Improving the ability to predict falls among older adults following inpatient rehabilitation
- Correspondence to Laura M Wagner
College of Nursing, Hartford Institute for Geriatric Nursing, New York University, 726 Broadway, 10th floor, NY 10003; USA;
Implications for practice and research
■ The simple tool furthers our understanding of the key variables that could be predictive of falls following a rehabilitation stay.
■ Collaboration with other members of the healthcare team may be necessary to complete the tool such as sway assessment since nurses may not be readily trained in how to complete one.
■ Future research should focus on testing the predicted probability of falling in high-risk groups after being discharged from rehabilitation such as stroke survivors and those with cognitive impairments.
Falls in the older people continue to challenge healthcare providers in all care settings.

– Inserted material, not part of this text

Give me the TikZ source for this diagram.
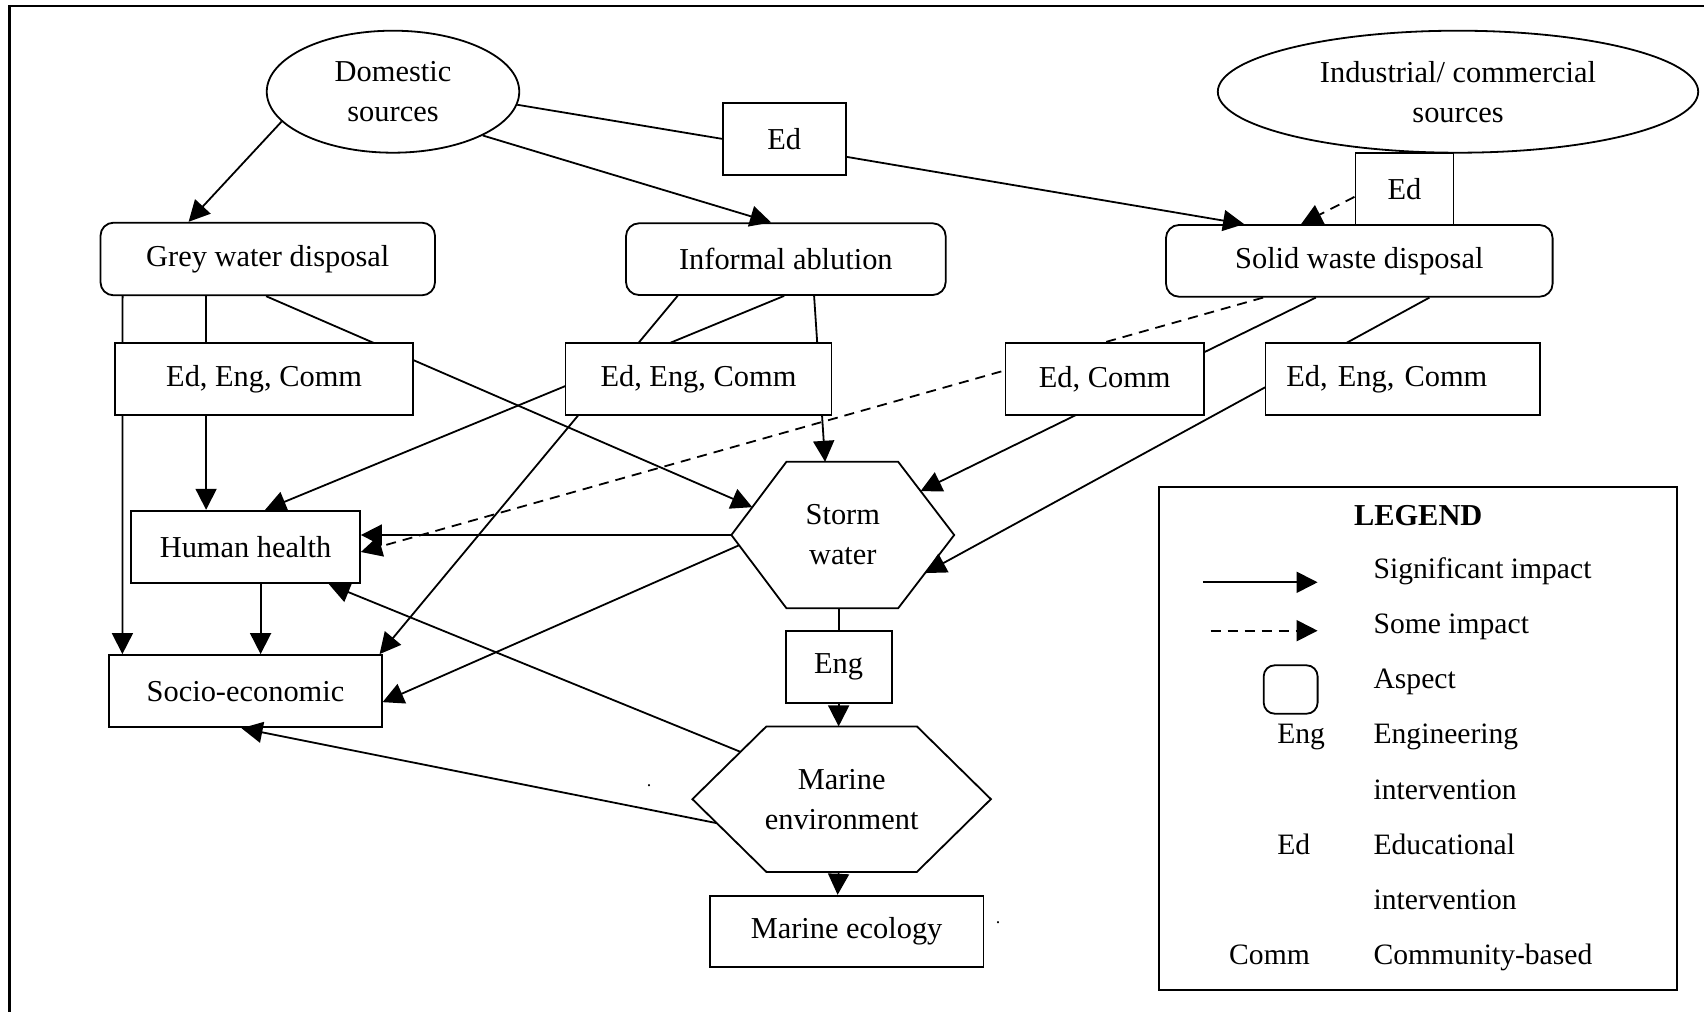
\documentclass[tikz,border=0pt]{standalone}
\usepackage{fontspec}
\setmainfont{Liberation Serif}
\usetikzlibrary{arrows.meta,calc,shapes.geometric}
\pgfdeclarelayer{bg}
\pgfsetlayers{bg,main}
\newcommand\dfont{\fontsize{15.2pt}{20pt}\selectfont}
\newcommand\lfont{\fontsize{14.8pt}{20pt}\selectfont}
\begin{document}
\begin{tikzpicture}[x=0.5pt,y=-0.5pt,
  every node/.style={font=\dfont, inner sep=0pt, line width=0.9pt},
  ln/.style={line width=0.9pt},
  arr/.style={line width=0.9pt, -{Triangle[length=10.5pt,width=10.5pt]}},
  dsh/.style={dash pattern=on 5pt off 3.5pt},
  ovalbox/.style={draw, ellipse, align=center},
  aspect/.style={draw, rectangle, rounded corners=6.5pt},
  ibox/.style={draw, rectangle, fill=white},
  obox/.style={draw, rectangle},
  hexlbl/.style={align=center},
  legtxt/.style={anchor=base west, font=\lfont}]
\useasboundingbox (0,0) rectangle (1704,1012);
\clip (0,0) rectangle (1704,1012);
% frame
\draw[line width=1.4pt] (9.3,1040) -- (9.3,6) -- (1720,6);

% sources
\node[ovalbox, minimum width=126.25pt, minimum height=61pt] (dom) at (393,91.7) {Domestic\\sources};
\node[ovalbox, minimum width=240.2pt, minimum height=61pt] (ind) at (1458,91.7) {Industrial/ commercial\\sources};

% aspects
\node[aspect, minimum width=167.25pt, minimum height=36.3pt] (grey) at (267.75,259) {Grey water disposal};
\node[aspect, minimum width=159.85pt, minimum height=35.85pt] (inf) at (785.85,259.15) {Informal ablution};
\node[aspect, minimum width=193.3pt, minimum height=35.85pt] (solid) at (1359.3,260.85) {Solid waste disposal};

% interventions
\node[ibox, minimum width=61.3pt, minimum height=36.15pt] (edtop) at (784.3,138.85) {Ed};
\node[ibox, minimum width=49.05pt, minimum height=36.15pt] (edind) at (1404.45,188.85) {Ed};
\node[ibox, minimum width=149.15pt, minimum height=36.15pt] (iL) at (264.15,378.85) {Ed, Eng, Comm};
\node[ibox, minimum width=133.05pt, minimum height=36.15pt] (iM) at (698.45,378.85) {Ed, Eng, Comm};
\node[ibox, minimum width=99.25pt, minimum height=36.15pt] (iC) at (1104.75,378.85) {Ed, Comm};
\node[ibox, minimum height=36.15pt, inner xsep=10.5pt, text width=116.2pt, align=left] (iR) at (1402.6,378.85) {Ed, Eng, Comm};
\node[ibox, minimum width=52.95pt, minimum height=36.15pt] (eng) at (838.65,667.15) {Eng};

% impacts
\node[obox, minimum width=114.5pt, minimum height=36.3pt] (hh) at (245.5,547) {Human health};
\node[obox, minimum width=136.2pt, minimum height=36.15pt] (se) at (245.5,691.15) {Socio-economic};
\node[obox, minimum width=136.8pt, minimum height=35.5pt] (me) at (846.6,931.2) {Marine ecology};

% hexagons
\node[hexlbl, minimum width=110.5pt, minimum height=72.3pt] (sw) at (842.8,535) {Storm\\water};
\coordinate (swL) at (sw.west);
\coordinate (swR) at (sw.east);
\coordinate (swTL) at ($(sw.north west)+(55,0)$);
\coordinate (swTR) at ($(sw.north east)+(-56,0)$);
\coordinate (swBL) at ($(sw.south west)+(55,0)$);
\coordinate (swBR) at ($(sw.south east)+(-56,0)$);
\draw[ln] (swL) -- (swTL) -- (swTR) -- (swR) -- (swBR) -- (swBL) -- cycle;

\node[hexlbl, minimum width=148.35pt, minimum height=71.85pt] (menv) at (841.65,799.15) {Marine\\environment};
\coordinate (menvL) at (menv.west);
\coordinate (menvR) at (menv.east);
\coordinate (menvTL) at ($(menv.north west)+(74,0)$);
\coordinate (menvTR) at ($(menv.north east)+(-74,0)$);
\coordinate (menvBL) at ($(menv.south west)+(74,0)$);
\coordinate (menvBR) at ($(menv.south east)+(-74,0)$);
\draw[ln] (menvL) -- (menvTL) -- (menvTR) -- (menvR) -- (menvBR) -- (menvBL) -- cycle;

% stray dots
\node[anchor=base, font=\small] (dot1) at (649,786) {.};
\node[anchor=base, font=\small] (dot2) at (998,923) {.};

% connectors
\begin{pgfonlayer}{bg}
\draw[arr] (dom.195) -- ($(grey.north west)+(89,0)$);
\draw[arr] (dom.334) -- ($(inf.north west)+(146,0)$);
\draw[ln] (dom.354) -- (edtop.west);
\draw[arr] ($(edtop.east)+(0,18)$) -- ($(solid.north west)+(79,0)$);
\draw[arr,dsh] ($(edind.west)+(0,8)$) -- ($(solid.north west)+(136,0)$);
\draw[arr] ($(grey.south west)+(23,0)$) -- ($(se.north west)+(14,0)$);
\draw[arr] ($(grey.south west)+(106.5,0)$) -- ($(hh.north west)+(76,0)$);
\draw[arr] ($(grey.south west)+(166.5,0)$) -- ($(swL)!0.38!(swTL)$);
\draw[arr] ($(inf.south west)+(159,0)$) -- ($(hh.north west)+(135,0)$);
\draw[arr] ($(inf.south west)+(52.5,0)$) -- ($(se.north east)+(-3,0)$);
\draw[arr] ($(inf.south west)+(189,0)$) -- ($(swTL)+(38.7,0)$);
\draw[arr] ($(solid.south west)+(150.7,0)$) -- ($(swTR)!0.4!(swR)$);
\draw[arr] ($(solid.south west)+(264.3,0)$) -- ($(swR)!0.52!(swBR)$);
\draw[arr,dsh] ($(solid.south west)+(98,0)$) -- ($(hh.east)+(0,5)$);
\draw[arr] (swL) -- (swL -| hh.east);
\draw[arr] ($(swL)!0.14!(swBL)$) -- ($(se.east)+(0,11)$);
\draw[arr] ($(hh.south west)+(130.5,0)$) -- ($(se.north west)+(152.2,0)$);
\draw[ln] (sw.south -| eng.north) -- (eng.north);
\draw[arr] (eng.south) -- (eng.south |- menvTL);
\draw[arr] ($(menv.south)+(-3,0)$) -- ($(me.north west)+(128.7,0)$);
\draw[arr] ($(menvL)!0.65!(menvTL)$) -- ($(hh.south east)+(-32,0)$);
\draw[arr] ($(menvL)!0.33!(menvBL)$) -- ($(se.south)+(-4,0)$);
\end{pgfonlayer}

% legend
\node[draw, minimum width=258.85pt, minimum height=251.8pt] (legend) at (1417.75,738.4) {};
\node[anchor=base, font=\dfont\bfseries] (lgt) at (1418.2,525.3) {LEGEND};
\coordinate (la1) at (1202.9,582.3);
\coordinate (lb1) at (1317.6,582.3);
\draw[arr] (la1) -- (lb1);
\coordinate (la2) at (1210.6,630.7);
\coordinate (lb2) at (1317.6,630.7);
\draw[arr,dsh] (la2) -- (lb2);
\node[draw, rounded corners=5.5pt, minimum width=26.95pt, minimum height=24.2pt] (lasp) at (1290.65,689.5) {};
\node[legtxt] (t1) at (1372.7,578.3) {Significant impact};
\node[legtxt] (t2) at (1372.7,633.5) {Some impact};
\node[legtxt] (t3) at (1372.7,688.7) {Aspect};
\node[legtxt] (t4) at (1372.7,743.9) {Engineering};
\node[legtxt] (t5) at (1372.7,799.1) {intervention};
\node[legtxt] (t6) at (1372.7,854.3) {Educational};
\node[legtxt] (t7) at (1372.7,909.5) {intervention};
\node[legtxt] (t8) at (1372.7,964.7) {Community-based};
\node[legtxt] (k1) at (1276.4,743.9) {Eng};
\node[legtxt] (k2) at (1276.4,854.3) {Ed};
\node[legtxt] (k3) at (1228.3,964.7) {Comm};
\end{tikzpicture}
\end{document}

This is especially true in rehabilitation settings where the goals focus on restoration of the clients' function and independence. As a result, clients are encouraged to be as mobile as possible which also increases their risk for falling, especially if their mobility status is compromised. One challenge continually facing healthcare providers is how to best identify and predict those at greatest risk for falling both during a rehabilitation stay and after discharge.

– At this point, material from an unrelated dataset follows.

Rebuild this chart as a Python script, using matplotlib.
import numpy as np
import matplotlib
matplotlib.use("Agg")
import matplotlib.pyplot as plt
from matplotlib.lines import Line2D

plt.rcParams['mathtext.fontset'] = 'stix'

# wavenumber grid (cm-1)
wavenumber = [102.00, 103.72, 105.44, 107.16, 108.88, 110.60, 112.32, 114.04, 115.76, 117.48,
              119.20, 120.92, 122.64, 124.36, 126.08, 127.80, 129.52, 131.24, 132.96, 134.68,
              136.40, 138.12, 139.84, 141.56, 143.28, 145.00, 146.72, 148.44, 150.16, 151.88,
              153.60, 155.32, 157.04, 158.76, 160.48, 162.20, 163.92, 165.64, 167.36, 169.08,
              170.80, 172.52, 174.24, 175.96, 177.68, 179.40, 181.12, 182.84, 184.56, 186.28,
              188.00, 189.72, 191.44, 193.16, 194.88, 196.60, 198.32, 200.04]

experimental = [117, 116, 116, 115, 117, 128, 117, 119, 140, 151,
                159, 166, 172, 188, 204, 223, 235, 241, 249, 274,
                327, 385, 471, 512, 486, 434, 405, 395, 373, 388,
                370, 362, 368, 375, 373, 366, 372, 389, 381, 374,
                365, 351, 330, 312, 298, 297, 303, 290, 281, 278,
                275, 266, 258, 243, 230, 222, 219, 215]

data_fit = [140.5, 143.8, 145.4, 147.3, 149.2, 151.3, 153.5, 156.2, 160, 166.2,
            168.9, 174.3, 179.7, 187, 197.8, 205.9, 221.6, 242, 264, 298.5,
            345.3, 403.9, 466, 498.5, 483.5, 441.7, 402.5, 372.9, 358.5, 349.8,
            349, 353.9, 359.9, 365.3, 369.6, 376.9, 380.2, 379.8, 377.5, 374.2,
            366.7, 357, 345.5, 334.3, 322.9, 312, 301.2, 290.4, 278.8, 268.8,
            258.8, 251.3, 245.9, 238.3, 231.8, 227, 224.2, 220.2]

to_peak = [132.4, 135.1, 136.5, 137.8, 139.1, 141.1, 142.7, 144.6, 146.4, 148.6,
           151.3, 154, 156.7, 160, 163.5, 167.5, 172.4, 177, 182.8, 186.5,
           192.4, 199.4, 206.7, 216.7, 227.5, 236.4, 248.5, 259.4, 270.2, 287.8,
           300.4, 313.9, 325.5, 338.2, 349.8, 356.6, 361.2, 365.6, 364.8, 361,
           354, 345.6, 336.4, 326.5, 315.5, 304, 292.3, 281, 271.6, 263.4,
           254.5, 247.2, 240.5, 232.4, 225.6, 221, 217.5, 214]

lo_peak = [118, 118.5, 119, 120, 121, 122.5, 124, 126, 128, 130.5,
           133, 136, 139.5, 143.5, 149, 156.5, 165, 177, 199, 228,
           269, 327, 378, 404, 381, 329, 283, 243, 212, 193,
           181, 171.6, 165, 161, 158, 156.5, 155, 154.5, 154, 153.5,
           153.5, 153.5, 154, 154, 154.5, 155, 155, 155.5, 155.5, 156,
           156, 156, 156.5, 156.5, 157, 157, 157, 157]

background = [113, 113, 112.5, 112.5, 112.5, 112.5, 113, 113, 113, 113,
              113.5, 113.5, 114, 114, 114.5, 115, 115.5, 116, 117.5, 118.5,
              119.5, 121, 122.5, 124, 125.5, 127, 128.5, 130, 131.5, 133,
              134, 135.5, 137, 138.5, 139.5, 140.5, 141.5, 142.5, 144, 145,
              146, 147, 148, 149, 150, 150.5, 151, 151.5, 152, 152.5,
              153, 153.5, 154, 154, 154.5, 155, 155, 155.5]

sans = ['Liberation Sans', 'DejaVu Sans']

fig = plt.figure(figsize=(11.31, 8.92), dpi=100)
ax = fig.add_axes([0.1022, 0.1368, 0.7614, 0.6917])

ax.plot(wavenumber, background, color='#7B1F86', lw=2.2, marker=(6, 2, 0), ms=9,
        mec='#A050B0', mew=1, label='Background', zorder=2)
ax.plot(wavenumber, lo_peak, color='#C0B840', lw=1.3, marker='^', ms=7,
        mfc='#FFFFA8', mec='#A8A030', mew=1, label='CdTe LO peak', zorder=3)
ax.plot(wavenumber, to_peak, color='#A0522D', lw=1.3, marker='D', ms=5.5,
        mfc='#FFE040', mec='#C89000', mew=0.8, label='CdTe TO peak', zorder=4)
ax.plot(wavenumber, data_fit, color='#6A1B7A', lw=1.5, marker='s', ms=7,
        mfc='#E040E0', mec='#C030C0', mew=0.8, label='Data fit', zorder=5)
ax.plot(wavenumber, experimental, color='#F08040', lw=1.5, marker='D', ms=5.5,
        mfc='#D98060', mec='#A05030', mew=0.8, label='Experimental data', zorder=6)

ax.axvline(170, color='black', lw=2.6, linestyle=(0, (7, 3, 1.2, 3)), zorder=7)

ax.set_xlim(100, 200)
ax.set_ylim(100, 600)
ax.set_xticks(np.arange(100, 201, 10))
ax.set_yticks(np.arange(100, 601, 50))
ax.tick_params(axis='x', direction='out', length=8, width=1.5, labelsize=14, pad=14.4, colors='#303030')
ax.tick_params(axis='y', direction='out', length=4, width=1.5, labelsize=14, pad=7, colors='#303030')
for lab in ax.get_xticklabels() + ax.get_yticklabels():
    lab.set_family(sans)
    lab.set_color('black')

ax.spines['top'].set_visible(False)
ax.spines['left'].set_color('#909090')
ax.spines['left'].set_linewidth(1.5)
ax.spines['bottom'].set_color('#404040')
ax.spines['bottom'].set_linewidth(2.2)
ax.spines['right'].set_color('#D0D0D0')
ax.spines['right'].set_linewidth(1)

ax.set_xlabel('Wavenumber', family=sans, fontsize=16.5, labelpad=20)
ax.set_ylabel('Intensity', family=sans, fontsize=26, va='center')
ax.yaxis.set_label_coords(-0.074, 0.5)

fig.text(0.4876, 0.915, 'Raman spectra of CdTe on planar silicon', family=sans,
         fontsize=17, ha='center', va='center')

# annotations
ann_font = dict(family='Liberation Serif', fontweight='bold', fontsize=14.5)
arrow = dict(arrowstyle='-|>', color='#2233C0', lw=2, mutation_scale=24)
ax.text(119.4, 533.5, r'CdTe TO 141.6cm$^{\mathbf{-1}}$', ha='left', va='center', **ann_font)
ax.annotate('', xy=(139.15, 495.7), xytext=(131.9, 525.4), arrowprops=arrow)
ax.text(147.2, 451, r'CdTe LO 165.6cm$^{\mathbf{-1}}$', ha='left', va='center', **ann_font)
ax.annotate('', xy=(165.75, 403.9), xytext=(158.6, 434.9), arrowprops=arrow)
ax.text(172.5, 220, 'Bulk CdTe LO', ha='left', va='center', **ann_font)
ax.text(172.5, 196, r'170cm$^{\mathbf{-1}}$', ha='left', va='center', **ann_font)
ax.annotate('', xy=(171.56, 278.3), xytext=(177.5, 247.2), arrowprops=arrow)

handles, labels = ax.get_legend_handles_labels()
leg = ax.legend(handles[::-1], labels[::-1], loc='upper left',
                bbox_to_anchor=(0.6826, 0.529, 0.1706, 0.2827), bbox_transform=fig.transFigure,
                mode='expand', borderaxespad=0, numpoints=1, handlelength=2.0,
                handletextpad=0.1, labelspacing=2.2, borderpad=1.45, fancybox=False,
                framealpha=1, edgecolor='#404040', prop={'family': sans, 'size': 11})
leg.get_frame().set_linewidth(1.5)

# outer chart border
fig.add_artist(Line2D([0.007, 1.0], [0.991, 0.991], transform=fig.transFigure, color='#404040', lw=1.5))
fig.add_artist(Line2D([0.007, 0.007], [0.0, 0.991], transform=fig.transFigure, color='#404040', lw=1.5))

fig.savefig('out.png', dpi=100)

This study was conducted in the rehabilitation wards in two Australian hospitals. Baseline data on 15 common predictor variables (eg, fall history) were collected and a total of 431 older patients were followed up at least monthly for 3 months after discharge to identify incidence of falls.
In total, 34% of the participants fell during this time with 16% falling repeatedly. The presence of three risk factors: male gender, prescription of central nervous system (CNS) medications and increased postural sway (using a swaymeter) has a 68% probability of falling within 3 months after rehabilitation stay.
Sherrington et al have developed a simple tool to predict falls in patients following inpatient rehabilitation. The strengths of this study include (1) the rigourous analytic approaches and (2) the validation of internal validity using sophisticated statistical procedures, which increases the likelihood that the tool is replicable. Yet, one is left to wonder whether the participants are truly representative of the aged rehabilitation population, especially given that only 20% of the participants had a general decrease in their mobility and half of the eligible participants did not enrol in the study. As the authors point out, before the tool can be widely disseminated into clinical practice, external validation must be done to ensure the generalisability of its use (ie, external validity).
The data from this study are built on previous studies predicting falls on postdischarge participants, which were based solely on the routinely available discharge medical records. However, the accuracy of the data is extremely difficult to ascertain in the rehabilitation population.1 2 Other variables such as housing arrangements and levels of social support after discharge with activities of daily living, may play a greater role in affecting falls after discharge from rehabilitation. Also, the level of postdischarge therapy received by the client may also play a role. Furthermore, another limitation of this tool, as is with many other prediction tools, is the inability to account for environmental conditions present that could be contributors to the actual fall.
Perell et al3 recommend a list of criteria for choosing the most appropriate assessment tool. These criteria include high sensitivity, specificity and inter-rater reliability; similarity of resident population to the one in which the instrument was developed or studied; written procedures explicitly outlining appropriate use of the tool; reasonable time required to administer the scale; and established thresholds identifying when to initiate interventions. Further testing of this prediction tool needs to include reliability assessment and methods of scale administration and use, especially given that sway measurement may not be an activity in which nurses have proficiency. A discussion of how the prediction tool will be useful to guide care planning in clients following a rehabilitation stay is also needed. Nonetheless, the present study is a step in the right direction to advance the science of predicting falls among older adults following inpatient rehabilitation.